[Start of Provided data]

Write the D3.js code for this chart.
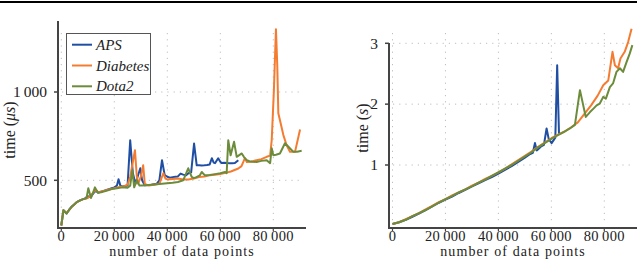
<!DOCTYPE html>
<html lang="en">
<head>
    <meta charset="UTF-8">
    <title>Timing vs data points</title>
    <style>
        body { margin: 0; background: #fff; }
        svg { display: block; }
        text { font-family: "Liberation Serif", "DejaVu Serif", serif; fill: #222; }
    </style>
</head>
<body>
    <div id="chart"></div>

    <script src="https://d3js.org/d3.v7.min.js"></script>
    <script>
        // ---- data ----
        const seriesNames = ['APS', 'Diabetes', 'Dota2'];
        const seriesColors = ['#1f4ea3', '#f47c30', '#6c8c3c'];

        const xTicks = [0, 20000, 40000, 60000, 80000];
        const leftYTicks = [500, 1000];
        const rightYTicks = [1, 2, 3];

        // left panel: time in microseconds
        const apsMicro = [[0,244],[800,330],[2000,312],[3000,335],[4000,352],[5000,365],[6000,378],[7000,386],[8000,392],[9000,398],[10000,410],[11000,405],[12000,425],[13000,440],[14000,430],[15000,435],[16000,440],[17000,445],[18000,450],[19000,455],[20000,460],[21000,470],[21600,506],[22300,470],[23000,465],[24000,468],[25000,470],[26000,727],[27000,540],[28000,480],[29000,530],[29800,568],[30500,500],[31500,472],[33000,474],[34000,475],[35000,478],[36000,480],[37000,500],[38000,614],[39000,530],[40000,520],[41000,515],[42000,518],[43000,520],[44000,522],[45000,538],[46000,532],[47000,528],[48000,540],[49000,545],[50100,708],[51100,585],[52000,585],[53000,584],[54000,585],[55000,587],[56000,590],[56800,625],[57500,600],[58000,597],[59200,625],[60000,605],[60500,598],[61500,600],[62500,598],[63700,597],[64500,596],[65500,598],[66800,614]];
        const diabetesMicro = [[0,244],[800,330],[2000,315],[4000,350],[6000,378],[8000,392],[10000,400],[11000,410],[12000,430],[13000,445],[14000,432],[16000,440],[18000,448],[20000,455],[22000,462],[24000,468],[25000,475],[26000,520],[27800,670],[28500,520],[29000,480],[30000,520],[30900,585],[31500,480],[33000,470],[35000,475],[37000,480],[38500,540],[39300,510],[40000,505],[42000,508],[44000,510],[46000,505],[48000,505],[50000,510],[52000,518],[54000,522],[56000,528],[58000,532],[60000,536],[62000,542],[64000,550],[66800,567],[68000,580],[69300,625],[70000,604],[71500,605],[73700,614],[75500,620],[77500,633],[78800,640],[79400,727],[80200,1000],[81000,1356],[81500,1150],[81900,880],[83800,756],[85000,700],[86300,661],[88200,661],[90100,788]];
        const dotaMicro = [[0,244],[800,330],[2000,312],[4000,352],[6000,378],[8000,392],[9500,398],[10200,455],[11200,400],[12000,430],[12700,460],[13800,430],[15000,432],[17000,440],[19000,450],[21000,455],[23000,460],[25000,458],[26000,470],[26800,557],[27500,460],[28500,500],[29500,470],[30500,470],[32000,472],[34000,475],[36000,477],[38000,480],[40000,483],[42000,486],[44000,490],[46000,500],[47900,568],[49200,519],[50000,512],[51000,518],[52300,528],[53000,547],[54200,528],[56000,530],[58000,535],[60000,540],[61800,547],[62400,540],[63000,727],[63900,642],[65200,718],[66200,633],[68100,652],[69000,630],[70000,614],[71000,608],[72000,605],[73700,604],[75500,610],[77500,614],[78800,597],[79400,682],[80000,642],[81000,645],[82500,652],[84400,710],[85700,690],[87600,661],[89000,662],[90700,667]];

        // right panel: time in seconds
        const apsSec = [[0,0.03],[2500,0.06],[5000,0.1],[7500,0.15],[10000,0.2],[12500,0.26],[15000,0.32],[17500,0.38],[20000,0.43],[22500,0.48],[25000,0.54],[27500,0.59],[30000,0.65],[32500,0.7],[35000,0.75],[37500,0.8],[40000,0.86],[42500,0.92],[45000,0.98],[47500,1.05],[50000,1.12],[52000,1.18],[53000,1.2],[53800,1.36],[54500,1.24],[56000,1.3],[57200,1.33],[58200,1.6],[59000,1.43],[60100,1.36],[61500,1.45],[62200,2.64],[62900,1.5]];
        const diabetesSec = [[0,0.03],[2500,0.06],[5000,0.11],[7500,0.16],[10000,0.21],[12500,0.27],[15000,0.33],[17500,0.39],[20000,0.44],[22500,0.5],[25000,0.55],[27500,0.6],[30000,0.66],[32500,0.71],[35000,0.77],[37500,0.82],[40000,0.88],[42500,0.94],[45000,1.01],[47500,1.08],[50000,1.15],[52500,1.22],[55000,1.3],[57500,1.37],[60000,1.44],[62500,1.5],[65000,1.55],[67500,1.62],[70000,1.7],[72500,1.84],[75000,1.98],[77500,2.14],[79600,2.31],[81500,2.39],[83100,2.86],[84000,2.64],[85200,2.59],[86100,2.75],[87700,2.86],[89000,3.02],[90300,3.24]];
        const dotaSec = [[0,0.03],[2500,0.06],[5000,0.1],[7500,0.16],[10000,0.21],[12500,0.26],[15000,0.32],[17500,0.38],[20000,0.44],[22500,0.49],[25000,0.55],[27500,0.6],[30000,0.65],[32500,0.71],[35000,0.76],[37500,0.82],[40000,0.88],[42500,0.94],[45000,1.0],[47500,1.07],[50000,1.14],[52500,1.21],[55000,1.29],[57500,1.36],[60000,1.43],[62500,1.49],[65000,1.55],[67000,1.6],[68900,1.66],[70800,2.23],[73000,1.79],[74600,1.87],[76000,1.93],[77100,1.98],[78300,2.01],[79600,2.12],[80600,2.09],[82100,2.28],[83300,2.34],[84600,2.53],[85900,2.59],[87100,2.53],[88400,2.69],[89600,2.83],[90600,2.97]];

        const W = 640, H = 259;
        const axisColor = '#444';
        const gridColor = '#bdbdbd';

        const svg = d3.select('#chart').append('svg')
            .attr('width', W).attr('height', H);

        // rule at the very top
        svg.append('line')
            .attr('x1', 0).attr('x2', 637).attr('y1', 2).attr('y2', 2)
            .attr('stroke', '#000').attr('stroke-width', 2);

        const fmtX = d => d === 0 ? '0' : d3.format(',')(d).replace(',', '\u2009');
        const fmtY = d => d3.format(',')(d).replace(',', '\u2009');

        function drawPanel(p) {
            const x = d3.scaleLinear().domain([0, 80000]).range(p.xRange);
            const y = d3.scaleLinear().domain(p.yDomain).range(p.yRange);
            const g = svg.append('g');

            // dotted grid
            g.selectAll('.vgrid').data(xTicks).join('line')
                .attr('x1', d => x(d)).attr('x2', d => x(d))
                .attr('y1', p.gridTop).attr('y2', p.gridBottom)
                .attr('stroke', gridColor).attr('stroke-width', 1)
                .attr('stroke-dasharray', '1.2,5');
            g.selectAll('.hgrid').data(p.yTicks).join('line')
                .attr('x1', p.gridLeft).attr('x2', p.gridRight)
                .attr('y1', d => y(d)).attr('y2', d => y(d))
                .attr('stroke', gridColor).attr('stroke-width', 1)
                .attr('stroke-dasharray', '1.2,5');

            // spines
            g.append('line')
                .attr('x1', p.spineX).attr('x2', p.spineX)
                .attr('y1', p.spineTop).attr('y2', p.spineY + 1)
                .attr('stroke', axisColor).attr('stroke-width', 2);
            g.append('line')
                .attr('x1', p.spineX - 1).attr('x2', p.spineRight)
                .attr('y1', p.spineY).attr('y2', p.spineY)
                .attr('stroke', axisColor).attr('stroke-width', 2);

            // ticks + labels
            g.selectAll('.ytick').data(p.yTicks).join('line')
                .attr('x1', p.spineX - 4).attr('x2', p.spineX)
                .attr('y1', d => y(d)).attr('y2', d => y(d))
                .attr('stroke', axisColor).attr('stroke-width', 1.5);
            g.selectAll('.ylab').data(p.yTicks).join('text')
                .attr('x', p.spineX - 11).attr('y', d => y(d))
                .attr('dy', '0.34em')
                .attr('text-anchor', 'end')
                .style('font-size', '15.5px')
                .text(fmtY);
            g.selectAll('.xtick').data(xTicks).join('line')
                .attr('x1', d => x(d)).attr('x2', d => x(d))
                .attr('y1', p.spineY).attr('y2', p.spineY + 3)
                .attr('stroke', axisColor).attr('stroke-width', 1.2);
            g.selectAll('.xlab').data(xTicks).join('text')
                .attr('x', d => x(d)).attr('y', 240.5)
                .attr('text-anchor', 'middle')
                .style('font-size', '14.5px')
                .style('letter-spacing', '0.3px')
                .text(fmtX);

            g.append('text')
                .attr('x', p.xLabelX).attr('y', 255.8)
                .attr('text-anchor', 'middle')
                .style('font-size', '14px')
                .style('letter-spacing', '1.1px')
                .text('number of data points');

            const yl = g.append('text')
                .attr('transform', `translate(${p.yLabelX},${p.yLabelY}) rotate(-90)`)
                .attr('text-anchor', 'middle')
                .style('font-size', '16px');
            yl.append('tspan').text('time (');
            yl.append('tspan').style('font-style', 'italic').text(p.unit);
            yl.append('tspan').text(')');

            // lines
            const line = d3.line().x(d => x(d[0])).y(d => y(d[1]));
            p.series.forEach((s, i) => {
                g.append('path')
                    .datum(s)
                    .attr('d', line)
                    .attr('fill', 'none')
                    .attr('stroke', seriesColors[i])
                    .attr('stroke-width', 2)
                    .attr('stroke-linejoin', 'round');
            });
            return g;
        }

        const left = drawPanel({
            xRange: [61.3, 273.3], yDomain: [500, 1000], yRange: [180.3, 92],
            yTicks: leftYTicks,
            gridTop: 33, gridBottom: 225, gridLeft: 62, gridRight: 299,
            spineX: 58, spineTop: 21, spineY: 228, spineRight: 306,
            xLabelX: 182, yLabelX: 15, yLabelY: 130, unit: '\u03bcs',
            series: [apsMicro, diabetesMicro, dotaMicro]
        });

        drawPanel({
            xRange: [392.5, 604.3], yDomain: [1, 3], yRange: [165, 43.3],
            yTicks: rightYTicks,
            gridTop: 33, gridBottom: 225, gridLeft: 393, gridRight: 633,
            spineX: 389, spineTop: 43, spineY: 228, spineRight: 637,
            xLabelX: 513, yLabelX: 368, yLabelY: 128, unit: 's',
            series: [apsSec, diabetesSec, dotaSec]
        });

        // legend (left panel)
        const leg = left.append('g');
        leg.append('rect')
            .attr('x', 66.5).attr('y', 33.5).attr('width', 84).attr('height', 61)
            .attr('fill', '#fff').attr('stroke', '#555').attr('stroke-width', 1);
        seriesNames.forEach((name, i) => {
            const cy = 44.7 + i * 20.8;
            leg.append('line')
                .attr('x1', 72).attr('x2', 92).attr('y1', cy).attr('y2', cy)
                .attr('stroke', seriesColors[i]).attr('stroke-width', 2);
            leg.append('text')
                .attr('x', 96).attr('y', cy).attr('dy', '0.34em')
                .style('font-size', '15px').style('font-style', 'italic')
                .text(name);
        });
    </script>
</body>
</html>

[End of Provided data]

◆ **Problem to solve**:
Restate each line from the start of the listing through the line bearing "const rightYTicks = [1, 2, 3];" word for word. Drop the pictures.

◆ **Task output**:
Write the D3.js code for this chart.
<!DOCTYPE html>
<html lang="en">
<head>
    <meta charset="UTF-8">
    <title>Timing vs data points</title>
    <style>
        body { margin: 0; background: #fff; }
        svg { display: block; }
        text { font-family: "Liberation Serif", "DejaVu Serif", serif; fill: #222; }
    </style>
</head>
<body>
    <div id="chart"></div>

    <script src="https://d3js.org/d3.v7.min.js"></script>
    <script>
        // ---- data ----
        const seriesNames = ['APS', 'Diabetes', 'Dota2'];
        const seriesColors = ['#1f4ea3', '#f47c30', '#6c8c3c'];

        const xTicks = [0, 20000, 40000, 60000, 80000];
        const leftYTicks = [500, 1000];
        const rightYTicks = [1, 2, 3];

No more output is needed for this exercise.